Writing Dying Earth Fantasy

Whether you’re writing dying earth fantasy or science fiction, there are some common elements and themes you should consider and include when writing this sub-genre. It isn’t a feel-good type of genre at all, so given that, you have to provide the readers with another reason, some other value to gain, from reading your work. These elements are commonly used to do that and to make dying earth fantasy/sci-fi what it is.


With dying-earth fantasy, unlike other sub-genres, characterization doesn’t run extremely deep. The story’s focus is on the dying planet and the struggles faced because of it, not on any one or two characters. The timeline for these books can also end up being quite expansive, so characters can easily come and go, leaving readers with only a bare impression of them. 

This isn’t to say you shouldn’t spend time developing characters at all. Obviously, characterization and development is still important, but it won’t be your main focus, so if it’s a little more general than it would be with other sub-genres, that’s alright.

Plot and Timeline

Remember what I said about long stretches of time in the previous point? Well, it holds true with your plot and timeline both. Most dying earth fantasies will have broad plots that cover large amounts of time. We’re watching as a planet dies, so we don’t expect to find that the time is small. This is part of what separates this sub-genre from apocalyptic fantasy. A catastrophe can cause these same difficulties and more for characters in a much shorter span of time. It takes a lot longer for a planet to die.

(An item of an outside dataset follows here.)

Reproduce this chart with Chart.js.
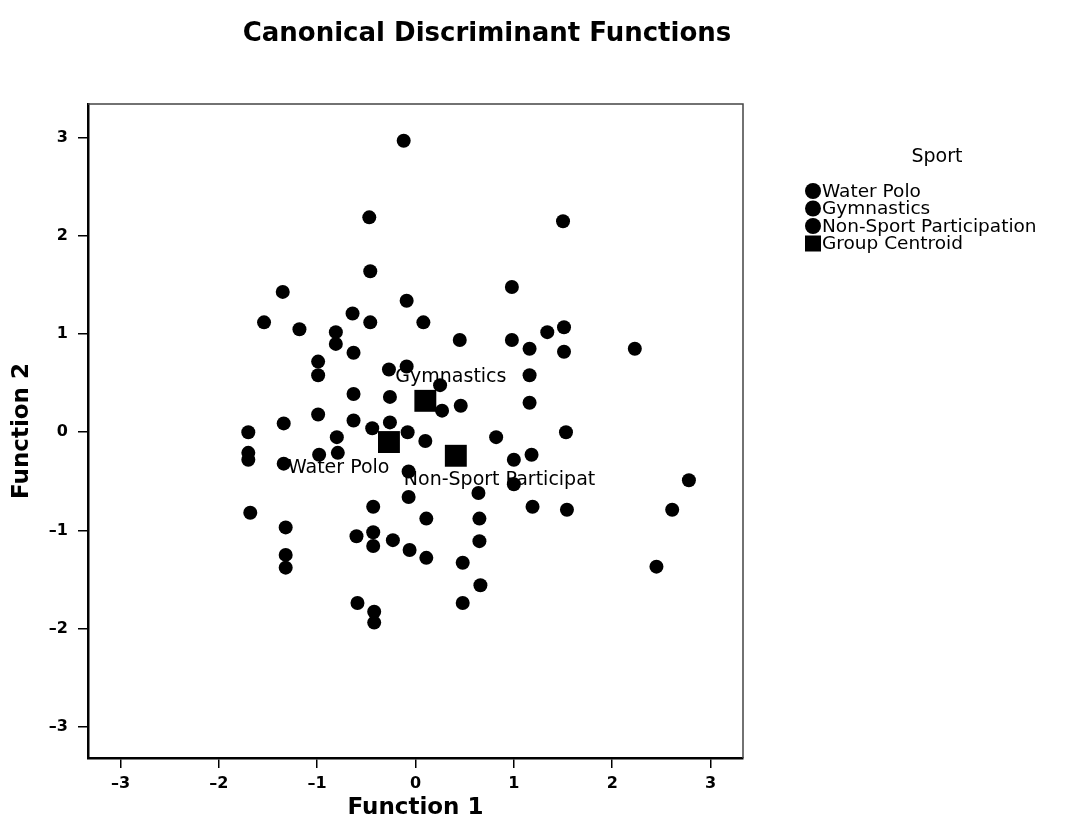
<!DOCTYPE html>
<html>
<head>
<meta charset="utf-8">
<script src="https://cdn.jsdelivr.net/npm/chart.js@4.4.1/dist/chart.umd.min.js"></script>
<style>
  html, body { margin: 0; padding: 0; background: #fff; }
  canvas { display: block; }
</style>
</head>
<body>
<canvas id="discrimChart" width="1069" height="838"></canvas>
<script>
// --- values ---
const groupNames = ['Water Polo', 'Gymnastics', 'Non-Sport Participation'];
const centroidNames = ['Water Polo', 'Gymnastics', 'Non-Sport Participat'];
const axisTicks = [-3, -2, -1, 0, 1, 2, 3];

const waterPoloX = [-1.34, -1.70, -0.44, -0.26, -0.08, -0.80, -1.70, -1.70, -1.34, -0.98, -0.79,
  -0.07, -0.07, -0.43, -1.68, -1.32, -1.32, -1.32, -0.60, -0.43, -0.43, -0.23, -0.06, -0.59, -0.42, -0.42];
const waterPoloY = [0.09, 0.00, 0.04, 0.10, 0.00, -0.05, -0.21, -0.28, -0.32, -0.23, -0.21,
  -0.40, -0.66, -0.76, -0.82, -0.97, -1.25, -1.38, -1.06, -1.02, -1.16, -1.10, -1.20, -1.74, -1.83, -1.94];

const gymnasticsX = [-0.12, -0.47, 1.50, -0.46, -1.35, -0.09, 0.98, -1.54, -1.18, -0.64, -0.46, 0.08,
  -0.81, -0.81, -0.63, 0.45, 0.98, 1.16, 1.34, 1.51, 1.51, 2.23, -0.99, -0.99, -0.27, -0.09, 0.25,
  -0.63, -0.26, 0.27, 0.46, 1.16, 1.16, -0.99, -0.63];
const gymnasticsY = [2.97, 2.19, 2.15, 1.64, 1.43, 1.34, 1.48, 1.12, 1.05, 1.21, 1.12, 1.12,
  1.02, 0.90, 0.81, 0.94, 0.94, 0.85, 1.02, 1.07, 0.82, 0.85, 0.72, 0.58, 0.64, 0.67, 0.48,
  0.39, 0.36, 0.22, 0.27, 0.58, 0.30, 0.18, 0.12];

const nonSportX = [0.10, 0.82, 1.53, 0.11, 0.11, 0.48, 0.48, 1.00, 1.18, 1.00, 0.64, 2.78,
  1.19, 1.54, 2.61, 0.65, 0.65, 2.45, 0.66];
const nonSportY = [-0.09, -0.05, 0.00, -0.88, -1.28, -1.33, -1.74, -0.28, -0.23, -0.53, -0.62, -0.49,
  -0.76, -0.79, -0.79, -0.88, -1.11, -1.37, -1.56];

const centroidX = [-0.27, 0.10, 0.41];
const centroidY = [-0.10, 0.32, -0.24];

const toPoints = (xs, ys) => xs.map((x, i) => ({ x: x, y: ys[i] }));

const FONT = 'DejaVu Sans';
Chart.defaults.font.family = FONT;
Chart.defaults.color = '#000';

// where each centroid's name sits relative to its square (px)
const labelOffsets = [[-101, 26], [-30, -24], [-52, 24]];

const centroidText = {
  id: 'centroidText',
  beforeDatasetsDraw(chart) {
    const { ctx, scales: { x, y } } = chart;
    ctx.save();
    ctx.font = '19px ' + FONT;
    ctx.fillStyle = '#000';
    ctx.textAlign = 'left';
    ctx.textBaseline = 'middle';
    centroidNames.forEach((name, i) => {
      const px = x.getPixelForValue(centroidX[i]) + labelOffsets[i][0];
      const py = y.getPixelForValue(centroidY[i]) + labelOffsets[i][1];
      ctx.fillText(name, px, py);
    });
    ctx.restore();
  }
};

const frameAndLegend = {
  id: 'frameAndLegend',
  afterDraw(chart) {
    const { ctx, chartArea: a } = chart;
    ctx.save();
    // top / right frame
    ctx.strokeStyle = '#444';
    ctx.lineWidth = 1.5;
    ctx.beginPath();
    ctx.moveTo(a.left, a.top);
    ctx.lineTo(a.right, a.top);
    ctx.lineTo(a.right, a.bottom);
    ctx.stroke();

    // chart title
    ctx.fillStyle = '#000';
    ctx.font = 'bold 26px ' + FONT;
    ctx.textAlign = 'center';
    ctx.textBaseline = 'middle';
    ctx.fillText('Canonical Discriminant Functions', 487, 34);

    // legend
    ctx.font = '19px ' + FONT;
    ctx.fillText('Sport', 937, 157);
    ctx.font = '18.5px ' + FONT;
    ctx.textAlign = 'left';
    const entries = groupNames.concat(['Group Centroid']);
    entries.forEach((name, i) => {
      const cy = 191 + i * 17.5;
      ctx.fillStyle = '#000';
      if (i < 3) {
        ctx.beginPath();
        ctx.arc(813, cy, 8, 0, Math.PI * 2);
        ctx.fill();
      } else {
        ctx.fillRect(805, cy - 8, 16, 16);
      }
      ctx.fillText(name, 822, cy + 1);
    });
    ctx.restore();
  }
};

const pointStyle = { backgroundColor: '#000', borderWidth: 0, pointRadius: 7, pointHoverRadius: 7 };
const tickText = (v) => String(v).replace('-', '\u2013');

new Chart(document.getElementById('discrimChart'), {
  type: 'scatter',
  data: {
    datasets: [
      { label: 'Centroids', data: toPoints(centroidX, centroidY), pointStyle: 'rect',
        backgroundColor: '#000', borderWidth: 0, pointRadius: 15.5, pointHoverRadius: 15.5 },
      { label: groupNames[0], data: toPoints(waterPoloX, waterPoloY), ...pointStyle },
      { label: groupNames[1], data: toPoints(gymnasticsX, gymnasticsY), ...pointStyle },
      { label: groupNames[2], data: toPoints(nonSportX, nonSportY), ...pointStyle }
    ]
  },
  options: {
    responsive: false,
    animation: false,
    devicePixelRatio: 1,
    layout: { padding: { top: 104, right: 326, left: 0, bottom: 0 } },
    plugins: { legend: { display: false }, tooltip: { enabled: false } },
    scales: {
      x: {
        type: 'linear',
        min: -3.33, max: 3.33,
        afterBuildTicks: (axis) => { axis.ticks = axisTicks.map(v => ({ value: v })); },
        afterFit: (axis) => { axis.height = 80; },
        ticks: { font: { size: 16, weight: 'bold' }, color: '#000', padding: 6, callback: tickText },
        grid: { drawOnChartArea: false, drawTicks: true, tickLength: 10, color: '#000', lineWidth: 1.5 },
        border: { display: true, color: '#000', width: 2.5 },
        title: { display: true, text: 'Function 1', font: { size: 23, weight: 'bold' },
          color: '#000', padding: { top: 0, bottom: 16 } }
      },
      y: {
        type: 'linear',
        min: -3.32, max: 3.345,
        afterBuildTicks: (axis) => { axis.ticks = axisTicks.map(v => ({ value: v })); },
        afterFit: (axis) => { axis.width = 88; },
        ticks: { font: { size: 16, weight: 'bold' }, color: '#000', padding: 10, callback: tickText },
        grid: { drawOnChartArea: false, drawTicks: true, tickLength: 10, color: '#000', lineWidth: 1.5 },
        border: { display: true, color: '#000', width: 2.5 },
        title: { display: true, text: 'Function 2', font: { size: 23, weight: 'bold' },
          color: '#000', padding: { top: 8, bottom: 0 } }
      }
    }
  },
  plugins: [centroidText, frameAndLegend]
});
</script>
</body>
</html>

Lofty Ideas or Social Implications

Okay, so this sub-genre is huge on this area. Dying earth fantasy almost wouldn’t be dying earth fantasy if it didn’t contain grand ideas and social implications. We’re talking messages about Earth’s future and the way we’re headed or reflection on our past and what it has done to our future. Really, anything within those realms goes, but dying earth fantasy isn’t itself without a theme on one of these areas. So if you’re looking to write this, you better believe you’re going to need a social impact topic that you’re passionate about and can relate to the story of how the world dies. Maybe the book is reflecting on several of those topics, even. But the book will have to reflect on and remark upon the human state and human history in order to extrapolate out to the grand ideas of our future and why it has become as it has. You’ve got a lot of room to work here though because dying earth fantasy usually happens so far in the future that you aren’t restricted to what we have now or what we know now. Whatever your choices in this area, your goal will be to make the reader think about life and human history as well as where it may lead.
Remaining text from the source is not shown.